The quest to produce tasty tomatoes is still on, given that last year's yield was so low that each tomato harvested was probably worth hundreds. Over the past year I've hopefully improved on my gardening skills though, having accumulated experience, read two books on soil science and microbes, and now that we have the bokashi system. I've observed pollinators like butterflies and bees hanging out on my balconies in the fourth floor, and I've been able to nurse some sick tomato plants back to health. One of my goals is to create a jungle-like atmosphere in the bedroom balcony, with the help of climbing plants, but everything takes time so I will only be able to see if it works in the months to come.
The Keyboard
In other news, I managed to acquire an old Casio keyboard, on a long term loan from a friend who long-term loaned it from his friend, both wanting to free up space. It is great. I keep it beside my work desk, and whenever I feel like I just turn to my left and power it up and jam with myself. The next step is to buy a MIDI cable and hook it up to the computer, and that opens up a huge variety of possibilities. The keyboard itself is not touch sensitive so it doesn't register the pressure of the fingers, but I'm just psyched that I have an instrument now that I know enough to muck about with, instead of the on-and-off guitar playing and practice that I sporadically do, at a perpetual beginner's level.
Learning Farsi
Farsi learning is still on-going. I try to keep it consistent with at least two hours of work per week, including the one-hour class with Nasrin, and try not to feel too bad when I feel like I'm not retaining anything. Occasionally I surprise myself in understanding more than I think I do, which is nice. I think it's been about ten months now since I found Nasrin, and seen in perspective (since I had tried to learn Farsi on my own for some time before meeting her) I have made good progress. I read the script now, and I'm building a good foundation of grammar with Nasrin's help and Youtube.

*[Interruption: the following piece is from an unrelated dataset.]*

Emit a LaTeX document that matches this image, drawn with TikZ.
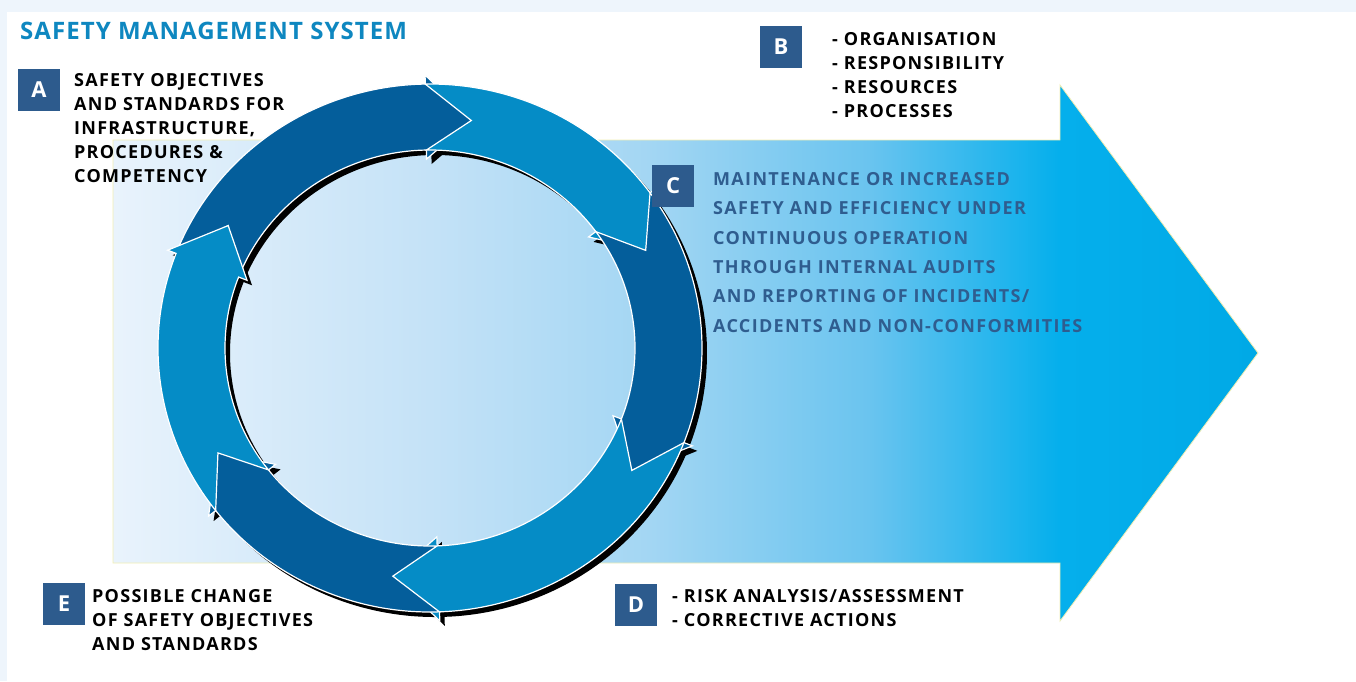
\documentclass[tikz,border=0pt]{standalone}
\usepackage{fontspec}
\setmainfont{Open Sans}
\usetikzlibrary{positioning}

\definecolor{pageblue}{HTML}{EEF5FC}
\definecolor{titleblue}{HTML}{0E87C0}
\definecolor{boxblue}{HTML}{2D5B8D}
\definecolor{ctextblue}{HTML}{2F5D8F}
\definecolor{darkarrow}{HTML}{045E9B}
\definecolor{midarrow}{HTML}{058CC6}
\definecolor{edgeyellow}{HTML}{F3EFB4}
\definecolor{sh0}{HTML}{E9F3FC}
\definecolor{sh1}{HTML}{C4E2F7}
\definecolor{sh2}{HTML}{A3D6F3}
\definecolor{sh3}{HTML}{6AC4EF}
\definecolor{sh4}{HTML}{05AFEC}
\definecolor{sh5}{HTML}{00A9E6}

\pgfdeclarehorizontalshading{bigarrowshade}{100bp}{color(0bp)=(sh0); color(25bp)=(sh0);
  color(38.85bp)=(sh1); color(48.45bp)=(sh2); color(58bp)=(sh3); color(66.3bp)=(sh4);
  color(75bp)=(sh5); color(100bp)=(sh5)}

% one segment of the ring: #1 options, #2 tail angle, #3 tip angle
\newcommand{\ringarrow}[3]{%
  \pgfmathsetmacro\arwtail{#2+11}\pgfmathsetmacro\arwhead{#3+11}%
  \path[#1] (\arwtail:272 and 264) arc[start angle=\arwtail, end angle=\arwhead, x radius=272, y radius=264]
    -- (\arwhead:281 and 273) -- (#3:238 and 231) -- (\arwhead:196 and 189) -- (\arwhead:205 and 198)
    arc[start angle=\arwhead, end angle=\arwtail, x radius=205, y radius=198] -- (#2:238 and 231) -- cycle;}

\begin{document}
\begin{tikzpicture}[x=1pt,y=1pt]

\tikzstyle{letterbox} = [rectangle, fill=boxblue, text=white, minimum size=42pt, inner sep=0pt, font=\fontsize{22}{22}\selectfont\bfseries]
\tikzstyle{infotext} = [anchor=north west, align=left, inner sep=0pt, font=\fsize]

\def \fsize{\fontsize{18}{24}\selectfont\bfseries\addfontfeature{LetterSpace=7}}

\useasboundingbox (0,0) rectangle (1356,-681);

%Page background
\fill[pageblue] (0,0) rectangle (1356,-681);
\fill[white] (7,-12) rectangle (1356,-681);

%Big arrow
\path[shading=bigarrowshade, draw=edgeyellow, line width=0.8pt] (113,-140) -- (1060,-140) -- (1060,-85) -- (1258,-353)
  -- (1060,-621) -- (1060,-563) -- (113,-563) -- cycle;

%Ring of six arrows
\begin{scope}[shift={(430,-348)}]
\foreach \a/\b in {148/80, 80/25, 25/-32, -32/-99, -99/-153, 207/148}
  {\ringarrow{fill=black, xshift=5pt, yshift=-5pt}{\a}{\b}}
\foreach \a/\b/\c in {148/80/darkarrow, 80/25/midarrow, 25/-32/darkarrow, -32/-99/midarrow, -99/-153/darkarrow, 207/148/midarrow}
  {\ringarrow{fill=\c, draw=white, line width=1.2pt}{\a}{\b}}
\end{scope}

%Title
\node[anchor=base west, inner sep=0pt, text=titleblue, font=\fontsize{24}{24}\selectfont\bfseries\addfontfeature{LetterSpace=4.5}] (title) at (20,-39) {SAFETY MANAGEMENT SYSTEM};

%A
\node[letterbox] (boxA) at (39,-90) {A};
\node[infotext] (txtA) at (74,-73.5) {SAFETY OBJECTIVES\\AND STANDARDS FOR\\INFRASTRUCTURE,\\PROCEDURES \&\\COMPETENCY};

%B
\node[letterbox] (boxB) at (781,-47) {B};
\node[infotext] (txtB) at (832,-32.5) {- ORGANISATION\\- RESPONSIBILITY\\- RESOURCES\\- PROCESSES};

%C
\node[letterbox] (boxC) at (673,-186) {C};
\node[infotext, text=ctextblue, font=\fontsize{18}{29.4}\selectfont\bfseries\addfontfeature{LetterSpace=7.3}] (txtC) at (713,-172.1)
  {MAINTENANCE OR INCREASED\\SAFETY AND EFFICIENCY UNDER\\CONTINUOUS OPERATION\\THROUGH INTERNAL AUDITS\\AND REPORTING OF INCIDENTS/\\ACCIDENTS AND NON-CONFORMITIES};

%D
\node[letterbox] (boxD) at (636,-605) {D};
\node[infotext] (txtD) at (672,-589.1) {- RISK ANALYSIS/ASSESSMENT\\- CORRECTIVE ACTIONS};

%E
\node[letterbox] (boxE) at (64,-604) {E};
\node[infotext] (txtE) at (92,-589.1) {POSSIBLE CHANGE\\OF SAFETY OBJECTIVES\\AND STANDARDS};

\end{tikzpicture}
\end{document}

Where I'm going with this, I have no idea. But that applies to life, and I'm still living, so with the same logic I'm just going to continue and enjoy the process.
Art
I'm kind of starting a visual journal again. Hahaha. The thing is that I keep thinking that I'd do it, enthusiastically drawing a couple of pages to start, and after that it falls off and I go for weeks without drawing again. Even though, this time I've been thinking a lot about the philosophy of art and that thought process is actually helpful in allowing myself to experiment and to express, without all the noise that usually impedes the doing of it.
Keeping the art thoughts for another blog post, but here are the first two pages for the visual journal:
Page One
Page Two
I guess things are good, even if they are bad. I'm getting a fair bit of creative anxiety, which does push me to do things amidst being locked down and slightly depressed. These days I've been catching up with friends on long calls, which is nice. Over the year I've learnt more about taking it easy, which is much harder than it sounds, but really essential for broadening up my perspective and allowing more things to enter my vision.